Amy Noel Ellison Defends Dissertation, Accepts Fellowship at American Philosophical Society
On Monday, April 4, Amy Noel Ellison successfully defended her doctoral dissertation, entitled “‘Reverse of Fortune’: The Invasion of Canada and the Coming of American Independence, 1774-1776.” In the autumn of 1775, American revolutionaries invaded Canada in the hope of winning a fourteenth colony for the cause, dealing a fatal blow to the British war effort, and forcing London to reconcile on American terms. Despite initial victories, the Northern Army was forced to retreat from the province in the summer of 1776. Having failed either to secure an alliance with Canada or to achieve reconciliation with Britain, the campaign proved a total disaster, and has therefore been understudied or ignored completely by most historians. Ellison argues, however, that the invasion of Canada proved crucial in destroying the British empire in America and creating the social logic for independence. When the campaign failed to deliver on its primary objectives, American leaders in Philadelphia and colonists throughout the home front recognized that reconciliation was impossible.
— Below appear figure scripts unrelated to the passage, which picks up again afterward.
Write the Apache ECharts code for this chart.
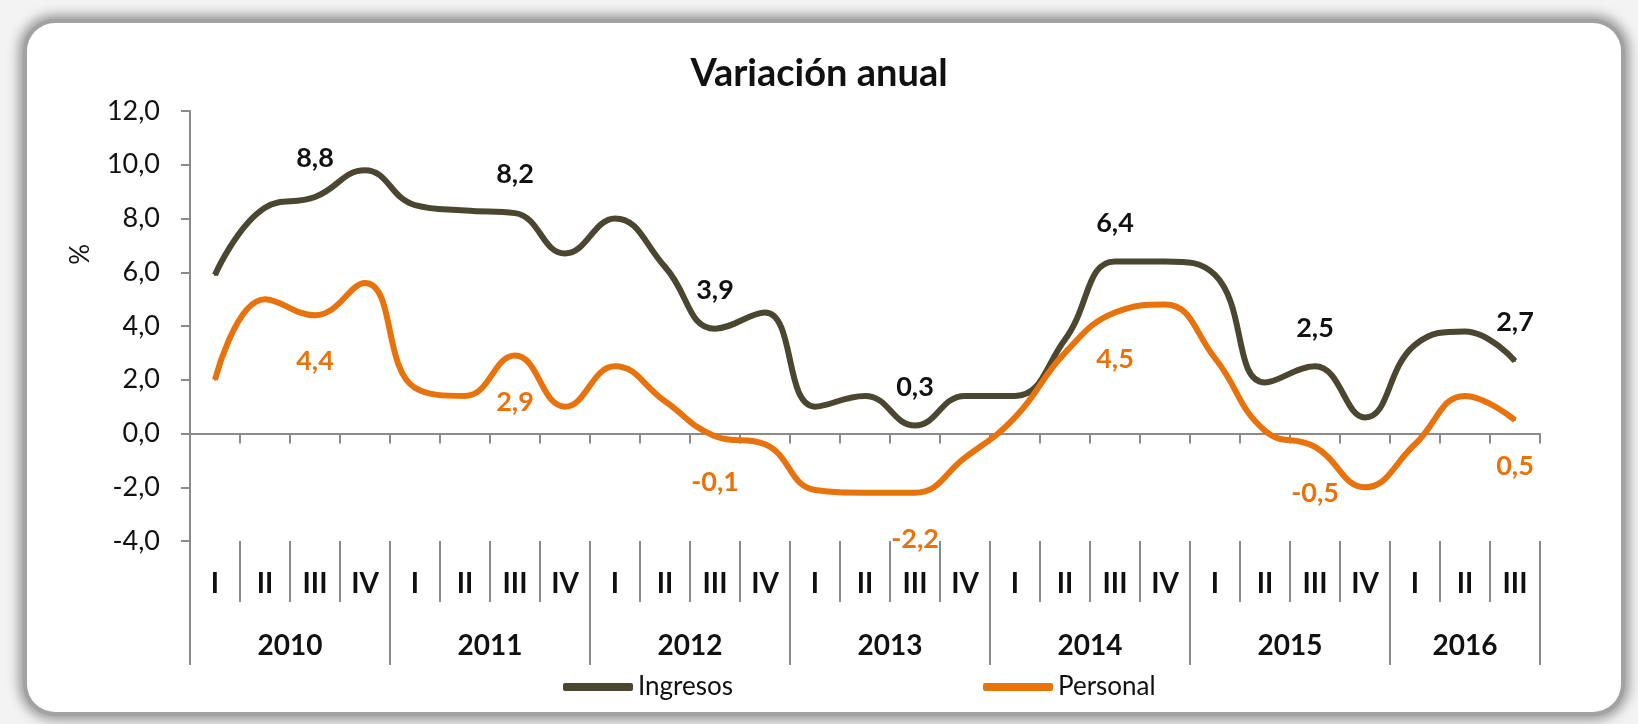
<!DOCTYPE html>
<html>
<head>
<meta charset="utf-8">
<script src="https://cdn.jsdelivr.net/npm/echarts@6/dist/echarts.min.js"></script>
<style>
  html, body { margin: 0; padding: 0; background: #f3f3f3; }
  #frame {
    position: absolute; left: 27px; top: 23px; width: 1594px; height: 689px;
    background: #fff; border-radius: 28px;
    box-shadow: 0 0 0 4px #a2a2a2, 0 0 12px 8px #959595;
  }
  #chart { position: absolute; left: 0; top: 0; width: 1638px; height: 724px; }
</style>
</head>
<body>
<div id="frame"></div>
<div id="chart"></div>
<script>
const quarters = ["I","II","III","IV","I","II","III","IV","I","II","III","IV","I","II","III","IV","I","II","III","IV","I","II","III","IV","I","II","III"];
const years = ["2010","2011","2012","2013","2014","2015","2016"];
const yearTicks = [0, 4, 8, 12, 16, 20, 24, 27];
const yearCenters = [2, 6, 10, 14, 18, 22, 25.5];

const ingresos = [5.9, 8.4, 8.8, 9.8, 8.5, 8.3, 8.2, 6.7, 8.0, 6.2, 3.9, 4.5, 1.0, 1.4, 0.3, 1.4, 1.4, 3.5, 6.4, 6.4, 5.9, 1.9, 2.5, 0.6, 3.3, 3.8, 2.7];
const personal = [2.0, 5.0, 4.4, 5.6, 1.7, 1.4, 2.9, 1.0, 2.5, 1.2, -0.1, -0.4, -2.1, -2.2, -2.2, -0.9, 0.6, 3.0, 4.5, 4.8, 2.8, 0.1, -0.5, -2.0, -0.4, 1.4, 0.5];
// labelled points: third quarter of each year
const labelIdx = [2, 6, 10, 14, 18, 22, 26];

const FONT = "Lato";
const cGris = "#4b4630";
const cNaranja = "#e8720c";

const fmt = v => v.toFixed(1).replace(".", ",");

function withLabels(arr) {
  return arr.map((v, i) => labelIdx.includes(i) ? { value: v, label: { show: true } } : v);
}

const chart = echarts.init(document.getElementById("chart"));
chart.setOption({
  animation: false,
  textStyle: { fontFamily: FONT },
  title: {
    text: "Variación anual",
    left: "center",
    top: 50,
    textStyle: { fontFamily: FONT, fontSize: 38, fontWeight: "bold", color: "#111" }
  },
  legend: {
    left: 558,
    top: 669,
    itemGap: 250,
    itemWidth: 70,
    itemHeight: 8,
    icon: "roundRect",
    textStyle: { fontFamily: FONT, fontSize: 26, color: "#111" },
    data: ["Ingresos", "Personal"]
  },
  graphic: [{
    type: "text",
    left: 68,
    top: 244,
    rotation: Math.PI / 2,
    style: { text: "%", font: "26px Lato", fill: "#111" }
  }],
  grid: { left: 190, right: 98, top: 111, bottom: 183 },
  xAxis: [
    {
      type: "category",
      data: quarters,
      position: "bottom",
      axisLine: { onZero: true, lineStyle: { color: "#8a8a8a", width: 2 } },
      axisTick: { show: true, interval: 0, length: 10, lineStyle: { color: "#8a8a8a", width: 2 } },
      axisLabel: { show: false }
    },
    {
      type: "category",
      data: quarters,
      position: "bottom",
      axisLine: { show: false, onZero: false },
      axisTick: { show: true, interval: 0, length: 61, lineStyle: { color: "#8a8a8a", width: 2 } },
      axisLabel: {
        interval: 0, margin: 29,
        fontFamily: FONT, fontSize: 28, fontWeight: "bold", color: "#111"
      }
    },
    {
      type: "value",
      min: 0,
      max: 27,
      position: "bottom",
      axisLine: { show: false, onZero: false },
      splitLine: { show: false },
      axisTick: { show: true, customValues: yearTicks, length: 124, lineStyle: { color: "#8a8a8a", width: 2 } },
      axisLabel: {
        customValues: yearCenters,
        margin: 91,
        fontFamily: FONT, fontSize: 28, fontWeight: "bold", color: "#111",
        formatter: v => years[yearCenters.indexOf(v)] || ""
      }
    }
  ],
  yAxis: {
    type: "value",
    min: -4,
    max: 12,
    interval: 2,
    axisLine: { show: true, lineStyle: { color: "#8a8a8a", width: 2 } },
    axisTick: { show: true, length: 9, lineStyle: { color: "#8a8a8a", width: 2 } },
    splitLine: { show: false },
    axisLabel: { margin: 30, fontFamily: FONT, fontSize: 27, color: "#111", formatter: fmt }
  },
  series: [
    {
      name: "Ingresos",
      type: "line",
      data: withLabels(ingresos),
      smooth: 0.45,
      symbol: "circle",
      symbolSize: 2,
      showSymbol: true,
      itemStyle: { color: cGris },
      lineStyle: { color: cGris, width: 6 },
      label: {
        show: false, position: "top", distance: 24,
        fontFamily: FONT, fontSize: 27, fontWeight: "bold", color: "#111",
        formatter: p => fmt(p.value)
      },
      emphasis: { disabled: true }
    },
    {
      name: "Personal",
      type: "line",
      data: withLabels(personal),
      smooth: 0.45,
      symbol: "circle",
      symbolSize: 2,
      showSymbol: true,
      itemStyle: { color: cNaranja },
      lineStyle: { color: cNaranja, width: 6 },
      label: {
        show: false, position: "bottom", distance: 32,
        fontFamily: FONT, fontSize: 27, fontWeight: "bold", color: cNaranja,
        formatter: p => fmt(p.value)
      },
      emphasis: { disabled: true }
    }
  ]
});
</script>
</body>
</html>
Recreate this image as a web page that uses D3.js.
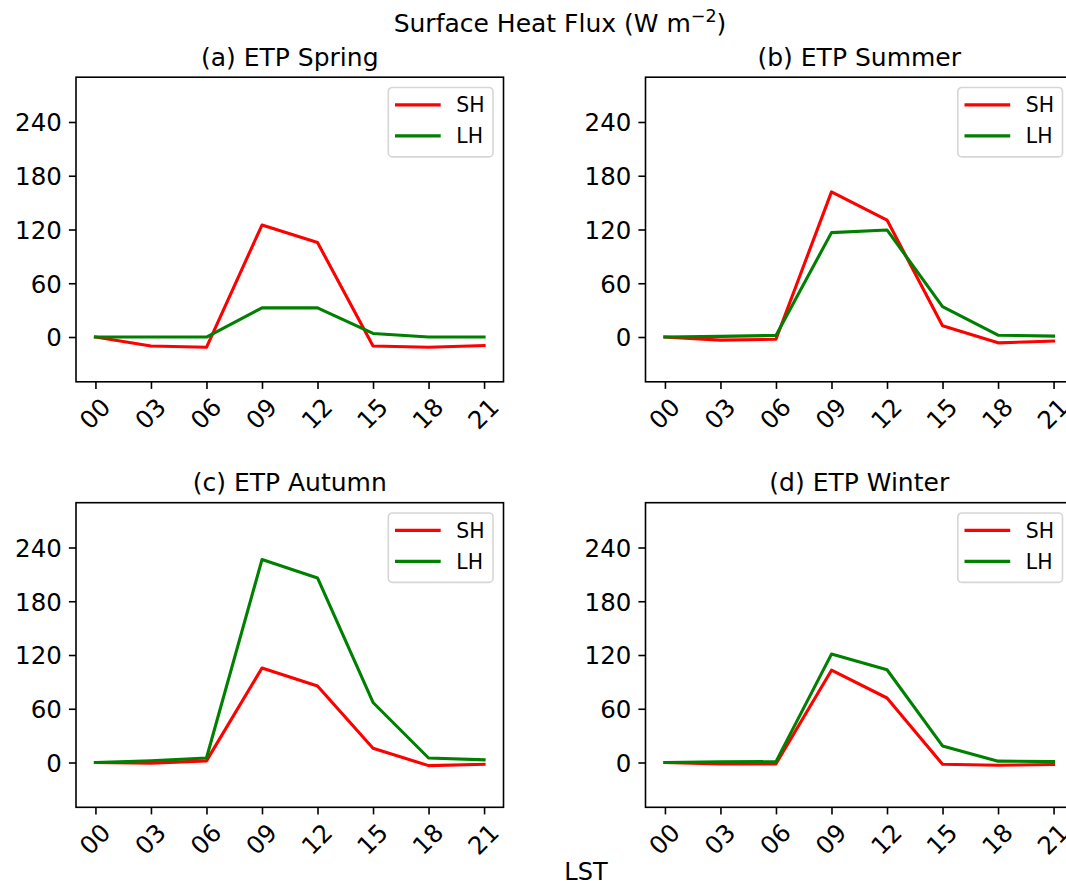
<!DOCTYPE html>
<html>
<head>
<meta charset="utf-8">
<script src="https://cdn.jsdelivr.net/npm/d3@7"></script>
<style>
  html, body { margin: 0; padding: 0; background: #ffffff; }
  svg { display: block; }
  text { font-family: "DejaVu Sans", sans-serif; fill: #000; }
</style>
</head>
<body>
<div id="chart"></div>
<script>
// ---- data ----
const hourLabels = ["00", "03", "06", "09", "12", "15", "18", "21"];
const yTicks = [0, 60, 120, 180, 240];
const panelTitles = ["(a) ETP Spring", "(b) ETP Summer", "(c) ETP Autumn", "(d) ETP Winter"];
const seriesNames = ["SH", "LH"];
const seriesColors = ["#ff0000", "#008000"];

const shSpring = [0, -10, -11.5, 125, 105.5, -10, -11.5, -9.5];
const lhSpring = [0, 0, 0, 32.5, 32.5, 4, 0, 0];
const shSummer = [0, -3.5, -2.5, 162, 130.5, 12.5, -6.5, -4.5];
const lhSummer = [0, 0.7, 1.8, 116.5, 119.5, 34, 2, 1];
const shAutumn = [0, -0.7, 1.8, 105.5, 85.5, 16, -3.5, -2];
const lhAutumn = [0, 2, 5, 226.5, 206, 67, 5, 3];
const shWinter = [0, -1.5, -1.5, 103, 72, -2, -3, -2.2];
const lhWinter = [0, 0.7, 1, 121, 103.5, 18.5, 1.5, 1];

const suptitle = "Surface Heat Flux (W m";
const xLabel = "LST";

// ---- layout ----
const width = 1066, height = 881;
const W = 427.5, H = 304.6;
const origins = [[76, 77.2], [645.5, 77.2], [76, 502.7], [645.5, 502.7]];
const panelData = [
  [shSpring, lhSpring], [shSummer, lhSummer],
  [shAutumn, lhAutumn], [shWinter, lhWinter]
];
const tickFont = 24.5, titleFont = 25, legendFont = 20.4;
const tickLen = 7.1, tickPad = 7.1, axisLW = 1.6, lineW = 3.1;

const svg = d3.select("#chart").append("svg")
  .attr("width", width).attr("height", height)
  .attr("viewBox", `0 0 ${width} ${height}`);

svg.append("rect").attr("width", width).attr("height", height).attr("fill", "#fff");

// suptitle with superscript
const st = svg.append("text")
  .attr("x", 560).attr("y", 32)
  .attr("text-anchor", "middle")
  .attr("font-size", 25);
st.append("tspan").text(suptitle);
st.append("tspan").attr("font-size", 17.5).attr("dy", -10).text("\u22122");
st.append("tspan").attr("dy", 10).text(")");

svg.append("text")
  .attr("x", 586).attr("y", 879.5)
  .attr("text-anchor", "middle")
  .attr("font-size", 24)
  .text(xLabel);

const x = d3.scaleLinear().domain([-0.35, 7.35]).range([0, W]);
const y = d3.scaleLinear().domain([-50, 290]).range([H, 0]);

panelData.forEach((series, pi) => {
  const [ox, oy] = origins[pi];
  const g = svg.append("g").attr("transform", `translate(${ox},${oy})`);

  // title
  g.append("text")
    .attr("x", W / 2).attr("y", -11.3)
    .attr("text-anchor", "middle")
    .attr("font-size", titleFont)
    .text(panelTitles[pi]);

  // y axis
  const ya = g.append("g")
    .call(d3.axisLeft(y).tickValues(yTicks).tickFormat(d3.format("d"))
      .tickSize(tickLen).tickPadding(tickPad).tickSizeOuter(0));
  ya.select(".domain").remove();
  ya.attr("font-family", null).attr("font-size", null);
  ya.selectAll(".tick line").attr("stroke", "#000").attr("stroke-width", axisLW);
  ya.selectAll(".tick text").attr("font-size", tickFont).attr("fill", "#000")
    .attr("dy", "0.36em");

  // x axis
  const xa = g.append("g").attr("transform", `translate(0,${H})`)
    .call(d3.axisBottom(x).tickValues(d3.range(hourLabels.length))
      .tickFormat(i => hourLabels[i]).tickSize(tickLen).tickSizeOuter(0));
  xa.select(".domain").remove();
  xa.attr("font-family", null).attr("font-size", null);
  xa.selectAll(".tick line").attr("stroke", "#000").attr("stroke-width", axisLW);
  xa.selectAll(".tick text")
    .attr("font-size", tickFont).attr("fill", "#000")
    .attr("y", null).attr("dy", null)
    .attr("text-anchor", "middle")
    .attr("dominant-baseline", "central")
    .attr("transform", "translate(-1,32) rotate(-45)");

  // clip
  const clipId = "clip" + pi;
  g.append("clipPath").attr("id", clipId)
    .append("rect").attr("width", W).attr("height", H);

  // lines
  const line = d3.line().x((d, i) => x(i)).y(d => y(d));
  const lg = g.append("g").attr("clip-path", `url(#${clipId})`);
  series.forEach((vals, si) => {
    lg.append("path")
      .datum(vals)
      .attr("d", line)
      .attr("fill", "none")
      .attr("stroke", seriesColors[si])
      .attr("stroke-width", lineW)
      .attr("stroke-linejoin", "round")
      .attr("stroke-linecap", "square");
  });

  // axes frame
  g.append("rect").attr("width", W).attr("height", H)
    .attr("fill", "none").attr("stroke", "#000").attr("stroke-width", axisLW);

  // legend
  const lw = 104.7, lh = 69.4;
  const lx = W - 10.5 - lw, ly = 10.3;
  const leg = g.append("g").attr("transform", `translate(${lx},${ly})`);
  leg.append("rect").attr("width", lw).attr("height", lh)
    .attr("rx", 4).attr("ry", 4)
    .attr("fill", "#fff").attr("fill-opacity", 0.8)
    .attr("stroke", "#d6d6d6").attr("stroke-width", 1.6);
  seriesNames.forEach((name, si) => {
    const ry = 17.4 + si * 31;
    leg.append("line")
      .attr("x1", 6.7).attr("x2", 52.4)
      .attr("y1", ry).attr("y2", ry)
      .attr("stroke", seriesColors[si]).attr("stroke-width", lineW)
      .attr("stroke-linecap", "butt");
    leg.append("text")
      .attr("x", 68).attr("y", ry + 0.365 * legendFont)
      .attr("font-size", legendFont)
      .text(name);
  });
});
</script>
</body>
</html>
Historians frequently give credit to Thomas Paine’s Common Sense for igniting widespread calls for independence, but it was the failure of the Canadian campaign that lent urgency to these arguments, occasioning the swift transition from colonial rebellion to all-out civil war for American independence. The nature of the conflict had changed, creating a political-military context that made foreign assistance and a declaration of independence essential to sustaining the Revolution.
Ellison will receive her Ph.D. at commencement in May and has accepted a two-year Mellon Post-Doctoral Curatorial fellowship at the American Philosophical Society in Philadelphia.